The ability to make phone calls is just one of the capabilities these communications Marines provide in the field. Data Marines set up the Support Wide Area Network in order to get other services, such as email, up and working.
“First we have to get the [transmitter] up that connects to the satellite in the sky,” said Lance Cpl. Brenden Salinas, data network specialist, HQ Co., CLR-1, 1st MLG. “After that, we can turn on our servers and communicate with other units.”
Salinas’ job goes further than just making sure the network is up and running in a timely fashion. When he’s not ensuring the overall communication abilities of CLR-1 are working in the field, he’s troubleshooting computer issues for individual Marines and sailors.
“I’m working the help desk,” said Salinas, of Westbend, Wis. “When someone’s computer doesn’t work or they can’t send emails, I find a way to fix the problem.”
While both the telecommunication and data Marines are busy setting up transmitters and phone lines, the radio Marines already have the initial form of communication operating.
“We set up the first line of communication,” said Lance Cpl. James Biggs, radio operator, HQ Co., CLR-1, 1st MLG. “We just put our antennas up really quickly, and we’re ready to go. We connect those antennas to the COC, so that they can hear everything that’s going on.”
Not only do radio Marines provide the COC with another communication outlet, they also set up an electronic tracker that allows the COC to see exactly what is happening on convoys.
“We track the vehicles on a GPS, so we can see where they are. We can’t really coordinate anything unless we know where they’re at,” said Biggs, of Atlanta, Ga. “We also make sure convoys do not go near any live-fire areas during the exercise.”
Without the Marines who make these capabilities possible, communication to schedule events such as transportation of personnel and supplies would not have been feasible.
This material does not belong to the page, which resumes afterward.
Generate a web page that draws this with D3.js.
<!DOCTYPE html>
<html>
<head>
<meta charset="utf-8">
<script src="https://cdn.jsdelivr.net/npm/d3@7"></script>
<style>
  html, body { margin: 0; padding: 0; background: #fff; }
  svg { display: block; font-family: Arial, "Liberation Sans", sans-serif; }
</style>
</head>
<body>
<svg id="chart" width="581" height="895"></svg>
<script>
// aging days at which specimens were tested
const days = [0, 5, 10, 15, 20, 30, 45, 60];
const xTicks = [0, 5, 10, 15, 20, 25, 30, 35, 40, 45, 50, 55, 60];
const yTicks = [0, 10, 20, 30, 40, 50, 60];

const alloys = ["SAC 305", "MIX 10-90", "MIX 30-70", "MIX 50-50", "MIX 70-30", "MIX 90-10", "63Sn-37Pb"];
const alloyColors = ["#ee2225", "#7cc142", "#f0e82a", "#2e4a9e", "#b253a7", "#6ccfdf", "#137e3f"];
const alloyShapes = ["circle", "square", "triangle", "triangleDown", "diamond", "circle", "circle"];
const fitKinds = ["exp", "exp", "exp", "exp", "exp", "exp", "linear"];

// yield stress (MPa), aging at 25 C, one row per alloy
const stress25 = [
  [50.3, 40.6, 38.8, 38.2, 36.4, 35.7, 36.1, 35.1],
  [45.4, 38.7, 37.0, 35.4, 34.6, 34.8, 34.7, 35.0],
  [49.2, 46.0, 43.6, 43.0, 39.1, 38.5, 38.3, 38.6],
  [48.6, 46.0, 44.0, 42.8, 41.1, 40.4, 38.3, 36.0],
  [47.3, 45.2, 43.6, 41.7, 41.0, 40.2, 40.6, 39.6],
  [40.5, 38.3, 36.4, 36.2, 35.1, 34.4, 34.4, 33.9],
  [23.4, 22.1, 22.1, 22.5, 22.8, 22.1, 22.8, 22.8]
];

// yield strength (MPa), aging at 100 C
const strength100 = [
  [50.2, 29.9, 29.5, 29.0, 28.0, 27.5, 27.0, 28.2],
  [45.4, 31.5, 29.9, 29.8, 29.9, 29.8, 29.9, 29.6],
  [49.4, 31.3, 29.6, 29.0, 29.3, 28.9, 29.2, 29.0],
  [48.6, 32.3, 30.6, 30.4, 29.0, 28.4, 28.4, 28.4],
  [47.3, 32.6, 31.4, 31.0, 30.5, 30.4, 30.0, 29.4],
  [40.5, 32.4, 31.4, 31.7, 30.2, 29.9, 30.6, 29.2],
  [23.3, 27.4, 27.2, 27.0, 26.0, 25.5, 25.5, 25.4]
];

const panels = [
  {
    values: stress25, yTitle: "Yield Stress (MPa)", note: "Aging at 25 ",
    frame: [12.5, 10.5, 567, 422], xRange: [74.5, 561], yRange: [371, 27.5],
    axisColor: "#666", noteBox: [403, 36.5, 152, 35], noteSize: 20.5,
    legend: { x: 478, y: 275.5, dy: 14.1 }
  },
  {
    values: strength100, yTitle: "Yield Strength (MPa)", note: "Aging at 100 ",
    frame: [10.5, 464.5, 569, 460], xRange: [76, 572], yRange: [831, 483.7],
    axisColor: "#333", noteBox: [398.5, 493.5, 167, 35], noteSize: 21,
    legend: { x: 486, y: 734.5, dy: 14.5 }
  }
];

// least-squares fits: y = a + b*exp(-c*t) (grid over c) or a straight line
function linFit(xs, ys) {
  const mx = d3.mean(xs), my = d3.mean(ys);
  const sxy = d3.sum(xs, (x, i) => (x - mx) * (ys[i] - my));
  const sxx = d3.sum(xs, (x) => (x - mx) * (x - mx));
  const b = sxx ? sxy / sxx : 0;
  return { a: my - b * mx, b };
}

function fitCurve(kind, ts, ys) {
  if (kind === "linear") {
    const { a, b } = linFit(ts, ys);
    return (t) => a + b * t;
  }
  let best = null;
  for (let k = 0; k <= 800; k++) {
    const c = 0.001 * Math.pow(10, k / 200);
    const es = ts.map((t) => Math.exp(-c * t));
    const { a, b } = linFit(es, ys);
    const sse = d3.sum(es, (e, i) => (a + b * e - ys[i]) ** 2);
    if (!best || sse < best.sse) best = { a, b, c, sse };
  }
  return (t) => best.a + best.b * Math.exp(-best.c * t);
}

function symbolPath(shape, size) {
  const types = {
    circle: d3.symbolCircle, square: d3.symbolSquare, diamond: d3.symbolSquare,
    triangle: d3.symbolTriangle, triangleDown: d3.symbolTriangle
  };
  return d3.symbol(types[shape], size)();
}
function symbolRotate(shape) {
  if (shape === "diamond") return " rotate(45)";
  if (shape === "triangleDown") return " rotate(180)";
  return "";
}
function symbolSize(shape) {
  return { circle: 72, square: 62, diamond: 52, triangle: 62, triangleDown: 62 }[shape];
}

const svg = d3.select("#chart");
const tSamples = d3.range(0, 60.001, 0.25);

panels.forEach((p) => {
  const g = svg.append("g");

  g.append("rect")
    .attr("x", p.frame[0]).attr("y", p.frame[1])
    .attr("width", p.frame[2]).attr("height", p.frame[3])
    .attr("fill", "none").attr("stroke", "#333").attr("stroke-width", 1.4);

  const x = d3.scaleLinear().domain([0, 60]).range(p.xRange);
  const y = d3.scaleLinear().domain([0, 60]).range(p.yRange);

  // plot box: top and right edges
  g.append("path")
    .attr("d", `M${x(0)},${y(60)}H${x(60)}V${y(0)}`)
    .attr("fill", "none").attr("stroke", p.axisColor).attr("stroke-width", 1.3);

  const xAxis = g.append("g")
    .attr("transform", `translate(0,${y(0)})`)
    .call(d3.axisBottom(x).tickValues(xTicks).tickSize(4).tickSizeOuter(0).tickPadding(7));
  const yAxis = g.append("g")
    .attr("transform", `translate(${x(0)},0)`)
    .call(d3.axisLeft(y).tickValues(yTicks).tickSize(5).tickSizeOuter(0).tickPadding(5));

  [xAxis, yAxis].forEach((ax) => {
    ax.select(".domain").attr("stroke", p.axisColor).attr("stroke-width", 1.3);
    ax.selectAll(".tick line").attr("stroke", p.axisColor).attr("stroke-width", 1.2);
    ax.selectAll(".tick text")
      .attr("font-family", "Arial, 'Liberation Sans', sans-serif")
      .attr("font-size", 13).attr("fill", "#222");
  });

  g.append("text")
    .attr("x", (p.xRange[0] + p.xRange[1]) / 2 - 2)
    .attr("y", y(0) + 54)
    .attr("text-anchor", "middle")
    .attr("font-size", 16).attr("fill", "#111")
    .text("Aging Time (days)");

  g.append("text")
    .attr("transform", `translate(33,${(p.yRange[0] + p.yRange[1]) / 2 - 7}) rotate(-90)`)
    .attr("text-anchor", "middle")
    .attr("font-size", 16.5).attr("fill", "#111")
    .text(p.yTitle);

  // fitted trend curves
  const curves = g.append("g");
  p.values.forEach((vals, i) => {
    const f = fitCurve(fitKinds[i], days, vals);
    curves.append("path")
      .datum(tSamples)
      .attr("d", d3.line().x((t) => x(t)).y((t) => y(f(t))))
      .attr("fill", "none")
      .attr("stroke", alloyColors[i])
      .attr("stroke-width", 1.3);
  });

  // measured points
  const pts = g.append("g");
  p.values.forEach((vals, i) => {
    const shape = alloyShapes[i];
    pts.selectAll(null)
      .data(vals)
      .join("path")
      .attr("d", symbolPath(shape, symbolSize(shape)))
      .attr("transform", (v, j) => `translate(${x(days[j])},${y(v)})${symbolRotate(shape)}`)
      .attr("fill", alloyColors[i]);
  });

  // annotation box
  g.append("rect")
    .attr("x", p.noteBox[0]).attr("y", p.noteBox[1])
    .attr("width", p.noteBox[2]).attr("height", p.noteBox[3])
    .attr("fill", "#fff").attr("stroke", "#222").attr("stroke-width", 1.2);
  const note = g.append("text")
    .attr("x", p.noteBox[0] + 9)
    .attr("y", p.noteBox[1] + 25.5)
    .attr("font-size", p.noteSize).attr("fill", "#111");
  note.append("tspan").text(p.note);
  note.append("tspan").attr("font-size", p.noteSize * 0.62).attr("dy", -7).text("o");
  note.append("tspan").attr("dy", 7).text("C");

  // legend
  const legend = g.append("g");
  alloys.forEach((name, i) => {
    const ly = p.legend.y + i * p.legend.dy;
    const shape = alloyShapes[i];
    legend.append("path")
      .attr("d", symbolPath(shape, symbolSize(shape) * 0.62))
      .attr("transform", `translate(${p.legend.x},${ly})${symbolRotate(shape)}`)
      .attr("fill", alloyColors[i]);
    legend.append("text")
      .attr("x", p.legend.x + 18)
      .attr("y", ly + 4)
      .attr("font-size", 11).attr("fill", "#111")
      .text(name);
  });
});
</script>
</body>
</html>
These Marines contributed to keeping the lines of communication open and making Exercise Steel Knight 2014 a success.
Exercise Steel Knight 2014, which took place Dec. 9-16, is an annual exercise designed to prepare the 1st Marine Division for deployment with the Marine Air-Ground Task Force as the Ground Combat Element with the support of 1st MLG and 3rd Marine Air Wing. Combined, the MAGTF is able to deploy and respond in a timely manner to any situation across the globe.